For the first time in this cycle, Boston apartment cap rates are trading below the 10-year Treasury yield. This "negative spread" — where risk-free government bonds yield more than leveraged real estate — is a signal that institutional capital is pricing Boston apartments for appreciation, not current income. For individual investors and small operators, this creates both a challenge and an opportunity.
What Cap Rate Compression Actually Means
When cap rates compress, the same net operating income buys less property — or equivalently, the same property commands a higher price. A building generating $100,000 NOI that sold at a 5% cap in 2023 ($2M) now sells at a 4.1% cap ($2.44M). If you own Boston multifamily, your equity has grown significantly. If you are trying to buy into Boston multifamily, the math is very difficult to make work with current financing costs.
Where Capital Is Rotating
Regional real estate brokers are reporting a notable increase in Boston equity being 1031-exchanged into Western Massachusetts and Southeastern Massachusetts markets. Springfield (7.2% avg cap), New Bedford (6.8%), and Brockton (6.5%) are absorbing capital that cannot pencil in Boston. These markets also offer substantially stronger rent growth on a percentage basis, creating dual tailwinds of income and appreciation.
- If you own Boston multifamily acquired before 2022, your equity position may be substantial. Consider a 1031 exchange into higher-yielding secondary markets to dramatically improve cash flow.

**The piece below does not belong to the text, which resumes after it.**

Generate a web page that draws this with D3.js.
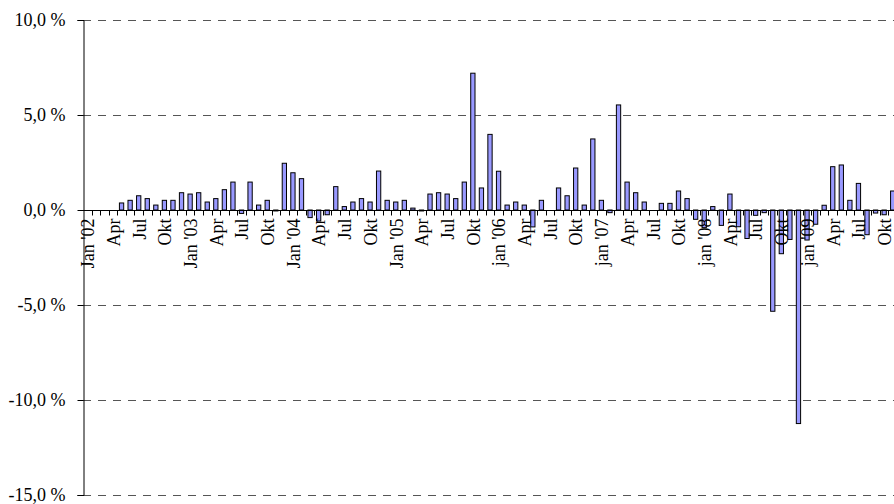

- New construction at today's cap rates in Boston is essentially impossible to underwrite. Stick to value-add acquisitions of existing stock where basis is lower.
- Debt service coverage ratios matter more than ever. Underwrite at today's rates (not the rates of 2021) and stress-test for 50bps of additional compression.
- Small operators have advantages institutional buyers do not: willingness to self-manage, access to off-market deals, and speed of execution. Leverage these.